:: SHORT TASK ::
Go through the data and copy every line exactly, but not the images.

(begin)

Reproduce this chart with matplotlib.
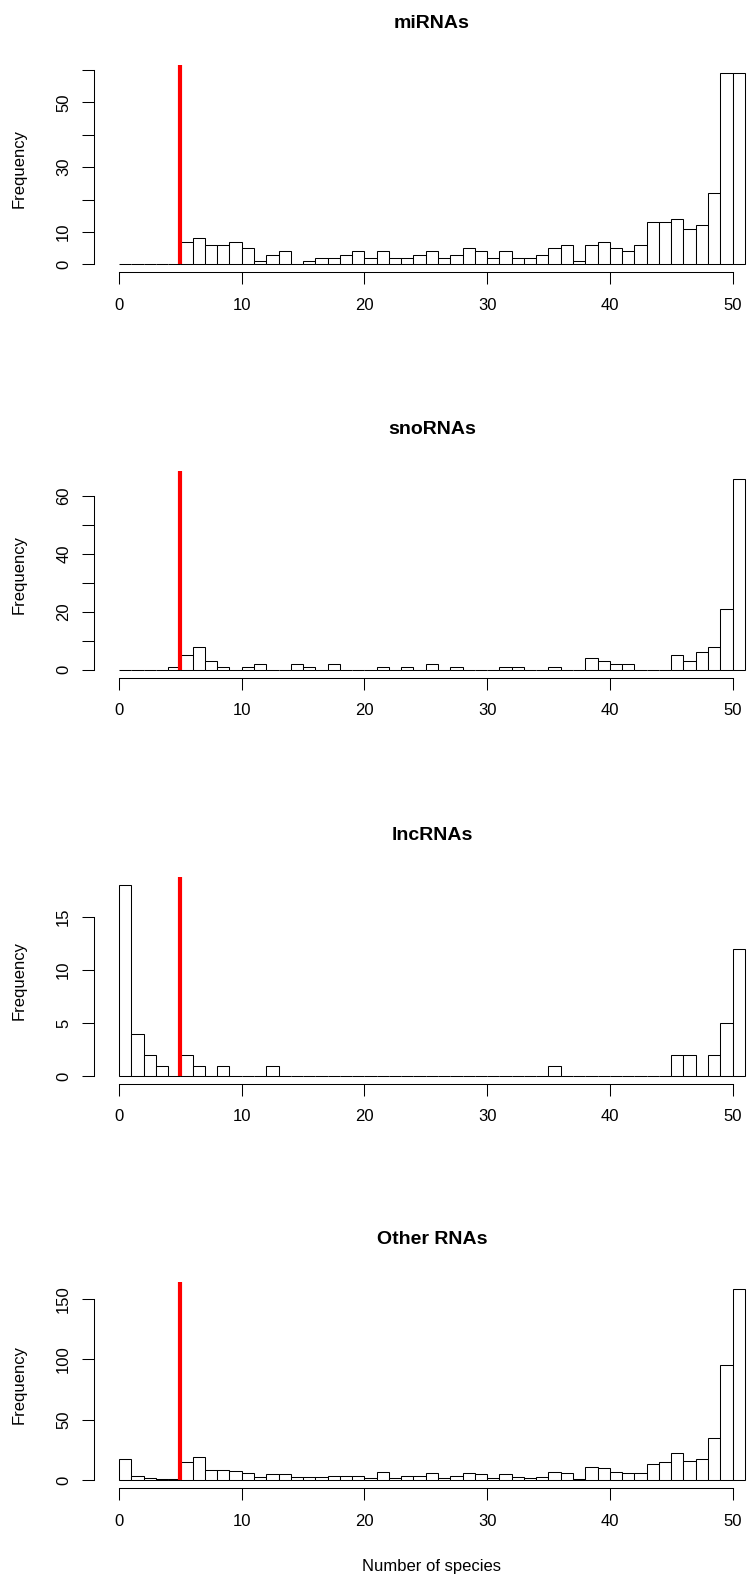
import numpy as np
import matplotlib
matplotlib.use("Agg")
import matplotlib.pyplot as plt

plt.rcParams['font.family'] = ['Liberation Sans', 'DejaVu Sans']

# bins of width 1 from 0 to 51
bin_left = np.arange(0, 51)

titles = ["miRNAs", "snoRNAs", "lncRNAs", "Other RNAs"]

mirna = [0, 0, 0, 0, 0, 7, 8, 6, 6, 7, 5, 1, 3, 4, 0, 1, 2, 2, 3, 4,
         2, 4, 2, 2, 3, 4, 2, 3, 5, 4, 2, 4, 2, 2, 3, 5, 6, 1, 6, 7,
         5, 4, 6, 13, 13, 14, 11, 12, 22, 59, 59]
snorna = [0, 0, 0, 0, 1, 5, 8, 3, 1, 0, 1, 2, 0, 0, 2, 1, 0, 2, 0, 0,
          0, 1, 0, 1, 0, 2, 0, 1, 0, 0, 0, 1, 1, 0, 0, 1, 0, 0, 4, 3,
          2, 2, 0, 0, 0, 5, 3, 6, 8, 21, 66]
lncrna = [18, 4, 2, 1, 0, 2, 1, 0, 1, 0, 0, 0, 1, 0, 0, 0, 0, 0, 0, 0,
          0, 0, 0, 0, 0, 0, 0, 0, 0, 0, 0, 0, 0, 0, 0, 1, 0, 0, 0, 0,
          0, 0, 0, 0, 0, 2, 2, 0, 2, 5, 12]
other = [18, 4, 2, 1, 1, 15, 19, 9, 9, 8, 6, 3, 5, 5, 3, 3, 3, 4, 4, 4,
         2, 7, 2, 4, 4, 6, 2, 4, 6, 5, 2, 5, 3, 2, 3, 7, 6, 1, 11, 10,
         7, 6, 6, 14, 15, 23, 16, 18, 35, 95, 158]

counts = [mirna, snorna, lncrna, other]

y_ticks = [np.arange(0, 61, 10), np.arange(0, 61, 10), [0, 5, 10, 15], [0, 50, 100, 150]]
y_labels = [["0", "10", "", "30", "", "50", ""],
            ["0", "", "20", "", "40", "", "60"],
            ["0", "5", "10", "15"],
            ["0", "50", "100", "150"]]
x_ticks = [0, 10, 20, 30, 40, 50]
cutoff = 5

W, H = 749, 1577
fig = plt.figure(figsize=(W / 100, H / 100), dpi=100)

ax_left = 94
ax_w = 675.8
ax_h = 206.5
tops = [65.5, 471.0, 877.3, 1281.6]

for i in range(4):
    top = tops[i]
    ax = fig.add_axes([ax_left / W, 1 - (top + ax_h) / H, ax_w / W, ax_h / H])
    c = counts[i]
    ymax = max(c)
    ax.bar(bin_left, c, width=1, align='edge', facecolor='white',
           edgecolor='black', linewidth=0.75)
    ax.set_xlim(-2.04, 53.04)
    ax.set_ylim(-0.04 * ymax, 1.04 * ymax)
    ax.vlines(cutoff, 0, 1.04 * ymax, colors='red', linewidth=3)

    for s in ['top', 'right']:
        ax.spines[s].set_visible(False)
    ax.spines['left'].set_bounds(y_ticks[i][0], y_ticks[i][-1])
    ax.spines['bottom'].set_bounds(0, 50)
    for s in ['left', 'bottom']:
        ax.spines[s].set_linewidth(0.75)

    ax.set_yticks(y_ticks[i])
    ax.set_yticklabels(y_labels[i], rotation=90, va='center')
    ax.set_xticks(x_ticks)
    ax.set_xticklabels([str(t) for t in x_ticks])
    ax.tick_params(axis='both', direction='out', length=8.4, width=0.75,
                   labelsize=12)
    ax.tick_params(axis='x', pad=10)
    ax.tick_params(axis='y', pad=8)

    ax.text(0.5, 1 + 42 / ax_h, titles[i], transform=ax.transAxes,
            ha='center', va='center', fontsize=14, fontweight='bold')
    fig.text(19 / W, 1 - (top + ax_h / 2) / H, "Frequency", rotation=90,
             ha='center', va='center', fontsize=12)

fig.text((ax_left + ax_w / 2) / W, 1 - 1567 / H, "Number of species",
         ha='center', va='center', fontsize=12)

fig.savefig("out.png", dpi=100)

(end)

:: TASK SOLUTION ::
Reproduce this chart with matplotlib.
import numpy as np
import matplotlib
matplotlib.use("Agg")
import matplotlib.pyplot as plt

plt.rcParams['font.family'] = ['Liberation Sans', 'DejaVu Sans']

# bins of width 1 from 0 to 51
bin_left = np.arange(0, 51)

titles = ["miRNAs", "snoRNAs", "lncRNAs", "Other RNAs"]

mirna = [0, 0, 0, 0, 0, 7, 8, 6, 6, 7, 5, 1, 3, 4, 0, 1, 2, 2, 3, 4,
         2, 4, 2, 2, 3, 4, 2, 3, 5, 4, 2, 4, 2, 2, 3, 5, 6, 1, 6, 7,
         5, 4, 6, 13, 13, 14, 11, 12, 22, 59, 59]
snorna = [0, 0, 0, 0, 1, 5, 8, 3, 1, 0, 1, 2, 0, 0, 2, 1, 0, 2, 0, 0,
          0, 1, 0, 1, 0, 2, 0, 1, 0, 0, 0, 1, 1, 0, 0, 1, 0, 0, 4, 3,
          2, 2, 0, 0, 0, 5, 3, 6, 8, 21, 66]
lncrna = [18, 4, 2, 1, 0, 2, 1, 0, 1, 0, 0, 0, 1, 0, 0, 0, 0, 0, 0, 0,
          0, 0, 0, 0, 0, 0, 0, 0, 0, 0, 0, 0, 0, 0, 0, 1, 0, 0, 0, 0,
          0, 0, 0, 0, 0, 2, 2, 0, 2, 5, 12]
other = [18, 4, 2, 1, 1, 15, 19, 9, 9, 8, 6, 3, 5, 5, 3, 3, 3, 4, 4, 4,
         2, 7, 2, 4, 4, 6, 2, 4, 6, 5, 2, 5, 3, 2, 3, 7, 6, 1, 11, 10,
         7, 6, 6, 14, 15, 23, 16, 18, 35, 95, 158]

counts = [mirna, snorna, lncrna, other]

y_ticks = [np.arange(0, 61, 10), np.arange(0, 61, 10), [0, 5, 10, 15], [0, 50, 100, 150]]
y_labels = [["0", "10", "", "30", "", "50", ""],
            ["0", "", "20", "", "40", "", "60"],
            ["0", "5", "10", "15"],
            ["0", "50", "100", "150"]]
x_ticks = [0, 10, 20, 30, 40, 50]
cutoff = 5

W, H = 749, 1577
fig = plt.figure(figsize=(W / 100, H / 100), dpi=100)

ax_left = 94
ax_w = 675.8
ax_h = 206.5
tops = [65.5, 471.0, 877.3, 1281.6]

for i in range(4):
    top = tops[i]
    ax = fig.add_axes([ax_left / W, 1 - (top + ax_h) / H, ax_w / W, ax_h / H])
    c = counts[i]
    ymax = max(c)
    ax.bar(bin_left, c, width=1, align='edge', facecolor='white',
           edgecolor='black', linewidth=0.75)
    ax.set_xlim(-2.04, 53.04)
    ax.set_ylim(-0.04 * ymax, 1.04 * ymax)
    ax.vlines(cutoff, 0, 1.04 * ymax, colors='red', linewidth=3)

    for s in ['top', 'right']:
        ax.spines[s].set_visible(False)
    ax.spines['left'].set_bounds(y_ticks[i][0], y_ticks[i][-1])
    ax.spines['bottom'].set_bounds(0, 50)
    for s in ['left', 'bottom']:
        ax.spines[s].set_linewidth(0.75)

    ax.set_yticks(y_ticks[i])
    ax.set_yticklabels(y_labels[i], rotation=90, va='center')
    ax.set_xticks(x_ticks)
    ax.set_xticklabels([str(t) for t in x_ticks])
    ax.tick_params(axis='both', direction='out', length=8.4, width=0.75,
                   labelsize=12)
    ax.tick_params(axis='x', pad=10)
    ax.tick_params(axis='y', pad=8)

    ax.text(0.5, 1 + 42 / ax_h, titles[i], transform=ax.transAxes,
            ha='center', va='center', fontsize=14, fontweight='bold')
    fig.text(19 / W, 1 - (top + ax_h / 2) / H, "Frequency", rotation=90,
             ha='center', va='center', fontsize=12)

fig.text((ax_left + ax_w / 2) / W, 1 - 1567 / H, "Number of species",
         ha='center', va='center', fontsize=12)

fig.savefig("out.png", dpi=100)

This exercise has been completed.